Could you write out every entry exactly as it stands?

Figure scripts

....

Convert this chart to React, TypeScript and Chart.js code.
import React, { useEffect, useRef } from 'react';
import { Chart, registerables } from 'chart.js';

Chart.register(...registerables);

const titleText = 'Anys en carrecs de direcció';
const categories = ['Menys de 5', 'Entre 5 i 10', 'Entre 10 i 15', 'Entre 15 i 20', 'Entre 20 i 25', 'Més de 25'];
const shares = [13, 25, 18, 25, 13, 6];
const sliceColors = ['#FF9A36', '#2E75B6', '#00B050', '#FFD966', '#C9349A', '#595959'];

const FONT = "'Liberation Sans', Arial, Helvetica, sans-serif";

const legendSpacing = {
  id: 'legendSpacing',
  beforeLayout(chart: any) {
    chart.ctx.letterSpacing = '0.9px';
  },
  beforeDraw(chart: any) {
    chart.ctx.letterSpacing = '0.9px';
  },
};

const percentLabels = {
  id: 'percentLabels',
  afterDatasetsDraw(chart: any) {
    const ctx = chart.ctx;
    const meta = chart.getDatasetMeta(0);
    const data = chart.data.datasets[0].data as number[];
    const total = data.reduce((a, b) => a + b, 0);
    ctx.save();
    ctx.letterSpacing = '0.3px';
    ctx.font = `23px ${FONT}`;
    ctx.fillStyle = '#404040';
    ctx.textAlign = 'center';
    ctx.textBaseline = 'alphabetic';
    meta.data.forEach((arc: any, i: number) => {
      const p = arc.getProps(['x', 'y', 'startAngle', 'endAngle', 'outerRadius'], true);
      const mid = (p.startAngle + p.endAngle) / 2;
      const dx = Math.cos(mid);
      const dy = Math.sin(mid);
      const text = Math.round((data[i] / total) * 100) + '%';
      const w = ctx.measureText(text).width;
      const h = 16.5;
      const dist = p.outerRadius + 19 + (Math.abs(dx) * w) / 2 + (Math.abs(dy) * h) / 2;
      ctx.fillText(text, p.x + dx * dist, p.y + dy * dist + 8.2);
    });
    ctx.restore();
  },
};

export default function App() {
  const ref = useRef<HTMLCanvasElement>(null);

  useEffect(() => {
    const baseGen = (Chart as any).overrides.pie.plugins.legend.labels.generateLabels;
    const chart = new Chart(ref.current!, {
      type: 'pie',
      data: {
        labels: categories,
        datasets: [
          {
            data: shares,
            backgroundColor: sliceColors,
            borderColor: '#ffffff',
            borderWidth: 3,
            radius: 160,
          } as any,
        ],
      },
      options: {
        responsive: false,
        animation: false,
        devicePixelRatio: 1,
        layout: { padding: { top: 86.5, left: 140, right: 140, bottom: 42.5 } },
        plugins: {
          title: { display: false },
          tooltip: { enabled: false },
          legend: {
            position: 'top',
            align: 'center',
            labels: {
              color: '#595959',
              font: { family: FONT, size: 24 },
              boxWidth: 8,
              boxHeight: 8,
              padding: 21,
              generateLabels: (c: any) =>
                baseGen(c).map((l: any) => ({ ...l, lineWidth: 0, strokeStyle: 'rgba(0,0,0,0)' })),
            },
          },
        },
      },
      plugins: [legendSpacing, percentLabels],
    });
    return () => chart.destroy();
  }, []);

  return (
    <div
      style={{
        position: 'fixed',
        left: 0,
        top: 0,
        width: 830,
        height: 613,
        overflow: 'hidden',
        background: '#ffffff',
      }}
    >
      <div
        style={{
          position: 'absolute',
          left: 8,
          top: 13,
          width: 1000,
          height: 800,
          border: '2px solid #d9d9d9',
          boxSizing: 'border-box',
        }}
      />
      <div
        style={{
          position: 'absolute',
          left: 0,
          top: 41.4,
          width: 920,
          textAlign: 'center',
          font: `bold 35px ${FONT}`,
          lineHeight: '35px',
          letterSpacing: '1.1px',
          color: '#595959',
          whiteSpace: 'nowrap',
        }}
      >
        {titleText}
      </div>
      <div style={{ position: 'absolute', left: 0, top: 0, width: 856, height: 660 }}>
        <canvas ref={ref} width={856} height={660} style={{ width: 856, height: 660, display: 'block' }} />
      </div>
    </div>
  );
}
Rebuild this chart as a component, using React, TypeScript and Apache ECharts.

....

### RESULT BELOW
Convert this chart to React, TypeScript and Chart.js code.
import React, { useEffect, useRef } from 'react';
import { Chart, registerables } from 'chart.js';

Chart.register(...registerables);

const titleText = 'Anys en carrecs de direcció';
const categories = ['Menys de 5', 'Entre 5 i 10', 'Entre 10 i 15', 'Entre 15 i 20', 'Entre 20 i 25', 'Més de 25'];
const shares = [13, 25, 18, 25, 13, 6];
const sliceColors = ['#FF9A36', '#2E75B6', '#00B050', '#FFD966', '#C9349A', '#595959'];

const FONT = "'Liberation Sans', Arial, Helvetica, sans-serif";

const legendSpacing = {
  id: 'legendSpacing',
  beforeLayout(chart: any) {
    chart.ctx.letterSpacing = '0.9px';
  },
  beforeDraw(chart: any) {
    chart.ctx.letterSpacing = '0.9px';
  },
};

const percentLabels = {
  id: 'percentLabels',
  afterDatasetsDraw(chart: any) {
    const ctx = chart.ctx;
    const meta = chart.getDatasetMeta(0);
    const data = chart.data.datasets[0].data as number[];
    const total = data.reduce((a, b) => a + b, 0);
    ctx.save();
    ctx.letterSpacing = '0.3px';
    ctx.font = `23px ${FONT}`;
    ctx.fillStyle = '#404040';
    ctx.textAlign = 'center';
    ctx.textBaseline = 'alphabetic';
    meta.data.forEach((arc: any, i: number) => {
      const p = arc.getProps(['x', 'y', 'startAngle', 'endAngle', 'outerRadius'], true);
      const mid = (p.startAngle + p.endAngle) / 2;
      const dx = Math.cos(mid);
      const dy = Math.sin(mid);
      const text = Math.round((data[i] / total) * 100) + '%';
      const w = ctx.measureText(text).width;
      const h = 16.5;
      const dist = p.outerRadius + 19 + (Math.abs(dx) * w) / 2 + (Math.abs(dy) * h) / 2;
      ctx.fillText(text, p.x + dx * dist, p.y + dy * dist + 8.2);
    });
    ctx.restore();
  },
};

export default function App() {
  const ref = useRef<HTMLCanvasElement>(null);

  useEffect(() => {
    const baseGen = (Chart as any).overrides.pie.plugins.legend.labels.generateLabels;
    const chart = new Chart(ref.current!, {
      type: 'pie',
      data: {
        labels: categories,
        datasets: [
          {
            data: shares,
            backgroundColor: sliceColors,
            borderColor: '#ffffff',
            borderWidth: 3,
            radius: 160,
          } as any,
        ],
      },
      options: {
        responsive: false,
        animation: false,
        devicePixelRatio: 1,
        layout: { padding: { top: 86.5, left: 140, right: 140, bottom: 42.5 } },
        plugins: {
          title: { display: false },
          tooltip: { enabled: false },
          legend: {
            position: 'top',
            align: 'center',
            labels: {
              color: '#595959',
              font: { family: FONT, size: 24 },
              boxWidth: 8,
              boxHeight: 8,
              padding: 21,
              generateLabels: (c: any) =>
                baseGen(c).map((l: any) => ({ ...l, lineWidth: 0, strokeStyle: 'rgba(0,0,0,0)' })),
            },
          },
        },
      },
      plugins: [legendSpacing, percentLabels],
    });
    return () => chart.destroy();
  }, []);

  return (
    <div
      style={{
        position: 'fixed',
        left: 0,
        top: 0,
        width: 830,
        height: 613,
        overflow: 'hidden',
        background: '#ffffff',
      }}
    >
      <div
        style={{
          position: 'absolute',
          left: 8,
          top: 13,
          width: 1000,
          height: 800,
          border: '2px solid #d9d9d9',
          boxSizing: 'border-box',
        }}
      />
      <div
        style={{
          position: 'absolute',
          left: 0,
          top: 41.4,
          width: 920,
          textAlign: 'center',
          font: `bold 35px ${FONT}`,
          lineHeight: '35px',
          letterSpacing: '1.1px',
          color: '#595959',
          whiteSpace: 'nowrap',
        }}
      >
        {titleText}
      </div>
      <div style={{ position: 'absolute', left: 0, top: 0, width: 856, height: 660 }}>
        <canvas ref={ref} width={856} height={660} style={{ width: 856, height: 660, display: 'block' }} />
      </div>
    </div>
  );
}
Rebuild this chart as a component, using React, TypeScript and Apache ECharts.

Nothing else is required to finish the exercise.